CRUNCH TIME ON SHANGHAI RENEWAL

CRUNCH TIME ON SHANGHAI RENEWAL

IT IS an important week for the Shanghai Masters, in more ways than simply what is produced on the table in the biggest tournament of the season to date.

The event has come to symbolise everything that is good about snooker in China, from the way the players are feted, to the top-notch promotion and marketing, loyal and generous backers and through to the high standard of play and generally excellent conditions.

This year marks the last in the current deal, though there is an option for the staging to be continued which it seems both sides would like to exercise, subject to a week of negotiations.

WPBSA chairman Jason Ferguson and World Snooker commercial director Miles Pearce will be busy all week, and it is no coincidence that World Snooker chairman Barry Hearn flies in for the final.

Shanghai and Australia, of course, were the two tournaments that with deals and contracts in place rejected the request from Hearn to change the format to 128 players in at the first round, with a qualifier in the UK. And this may prove the only sticking point – but a big one.

When Hearn first proposed the 128 system, there were certain hopes and goals.
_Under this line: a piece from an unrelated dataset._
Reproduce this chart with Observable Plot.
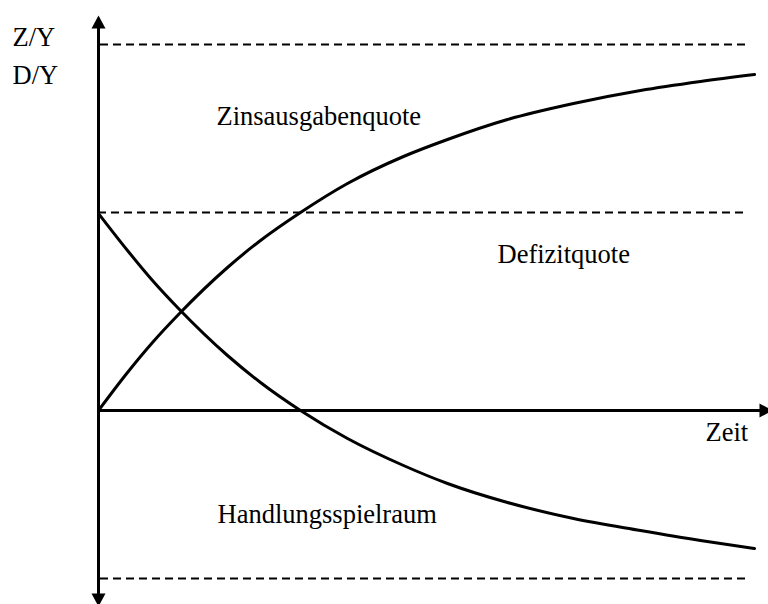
<!DOCTYPE html>
<html>
<head>
<meta charset="utf-8">
<script src="https://cdn.jsdelivr.net/npm/d3@7"></script>
<script src="https://cdn.jsdelivr.net/npm/@observablehq/plot@0.6"></script>
<style>
  html, body { margin: 0; padding: 0; background: #fff; }
  #chart { width: 768px; height: 604px; }
</style>
</head>
<body>
<div id="chart"></div>
<script>
// --- Data (time in abstract units, quotas in abstract units; x-axis at 0) ---
const time = [0, 29, 54, 80, 129, 162, 202, 249, 305, 349, 409, 475, 542, 602, 656];
const zinsausgabenquote = [0, 38, 68, 96, 143, 170, 198, 227, 254, 271, 291, 307, 320, 329, 336];
const handlungsspielraum = [197, 160, 130, 102, 55, 28, 0, -28, -55, -73, -92, -108, -120, -130, -138];

// horizontal reference levels (upper limit, deficit quota, lower limit)
const levelValues = [366, 198, -168];
const levelStart = [2, 0, 2];
const levelEnd = [649, 649, 649];

// axis extents (data units)
const yAxisRange = [-184, 382];
const yArrowTips = [395, -196];
const xAxisRange = [0, 662];
const xArrowTip = 674;

// labels
const labelTexts = ["Z/Y", "D/Y", "Zinsausgabenquote", "Defizitquote", "Zeit", "Handlungsspielraum"];
const labelTime = [-86, -86, 118, 399, 607, 119];
const labelValue = [365, 327, 286, 148, -30, -112];

// --- Build tables ---
const curveRows = [];
time.forEach((t, i) => {
  curveRows.push({t, v: zinsausgabenquote[i], series: "Zinsausgabenquote"});
  curveRows.push({t, v: handlungsspielraum[i], series: "Handlungsspielraum"});
});
const levelRows = levelValues.map((v, i) => ({v, x1: levelStart[i], x2: levelEnd[i]}));
const labelRows = labelTexts.map((text, i) => ({text, t: labelTime[i], v: labelValue[i]}));

// filled arrowheads, tip at the anchor point
const k = 1.86;
const headUp = {draw(ctx, size) { const r = Math.sqrt(size / Math.PI); ctx.moveTo(0, 0); ctx.lineTo(-r, k * r); ctx.lineTo(r, k * r); ctx.closePath(); }};
const headDown = {draw(ctx, size) { const r = Math.sqrt(size / Math.PI); ctx.moveTo(0, 0); ctx.lineTo(-r, -k * r); ctx.lineTo(r, -k * r); ctx.closePath(); }};
const headRight = {draw(ctx, size) { const r = Math.sqrt(size / Math.PI); ctx.moveTo(0, 0); ctx.lineTo(-k * r, -r); ctx.lineTo(-k * r, r); ctx.closePath(); }};

const font = "'Liberation Serif', 'Times New Roman', serif";

const chart = Plot.plot({
  width: 768,
  height: 604,
  marginLeft: 98,
  marginRight: 0,
  marginTop: 0,
  marginBottom: 0,
  x: {domain: [0, 670], axis: null},
  y: {domain: [-194, 410], axis: null},
  style: {background: "white", overflow: "visible"},
  marks: [
    Plot.ruleY(levelRows, {y: "v", x1: "x1", x2: "x2", stroke: "black", strokeWidth: 2.2, strokeDasharray: "8,5"}),
    Plot.ruleX([0], {y1: yAxisRange[0], y2: yAxisRange[1], stroke: "black", strokeWidth: 3}),
    Plot.ruleY([0], {x1: xAxisRange[0], x2: xAxisRange[1], stroke: "black", strokeWidth: 3}),
    Plot.dot([{t: 0, v: yArrowTips[0]}], {x: "t", y: "v", r: 7, symbol: headUp, fill: "black", stroke: "none"}),
    Plot.dot([{t: 0, v: yArrowTips[1]}], {x: "t", y: "v", r: 7, symbol: headDown, fill: "black", stroke: "none"}),
    Plot.dot([{t: xArrowTip, v: 0}], {x: "t", y: "v", r: 7, symbol: headRight, fill: "black", stroke: "none"}),
    Plot.line(curveRows, {x: "t", y: "v", z: "series", stroke: "black", strokeWidth: 3, curve: "monotone-x"}),
    Plot.text(labelRows, {x: "t", y: "v", text: "text", textAnchor: "start", lineAnchor: "bottom", fontSize: 26.5, fontFamily: font, fill: "black"})
  ]
});
document.getElementById("chart").append(chart);
</script>
</body>
</html>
One of those was that a cut-throat format would produce shocks, stories, and multiple new names to conjure with.

It could be argued that with the possible exception of the 2013 UK Championship and Mitchell Travis, in admittedly the most high-profile event used for the 128 and where all the players were gathered at a single venue rather than a qualifying round elsewhere, that this has not occurred.

Hearn made this a central plank of his strategy and persuaded organisers in Wuxi, Chengdu, Hainan and Beijing to fall into line – but Shanghai wanted their guaranteed stars, qualifiers and wildcards, and they got it.

Judd Trump signs programmes and pictures for fans in Shanghai

Judd Trump signs programmes and pictures for fans in Shanghai

Now Hearn will go back and try again – and assuming the will to renew is there in all other respects there could be a decision to be made if the organisers refuse to accept the 128 format. Would World Snooker drop the event, or would they compromise?

Inside Snooker would make a (small) wager that if switching from a draw of 32 with 16 seeds straight through, plus wildcards, to a field of 64 and the risk of the biggest names falling at the first hurdle, proved a deal-breaker – the contract would get signed to keep the tournament in Shanghai even at the expense of going against what is being done elsewhere.

The same would be predicted for any dispute over the continued use of wildcards, although here the case is much weaker as they have long since served their purpose in China.

And though that might provoke some howls of inconsistency that would seem better than the alternative of losing such a marquee event. The Shanghai Masters isn’t one of those events that looks tired and in need of shaking up – so if it isn’t broken, why fix it?

Then again, as one insider said, “You just never know what the big BH is going to do.” Which is why it would only be a small wager.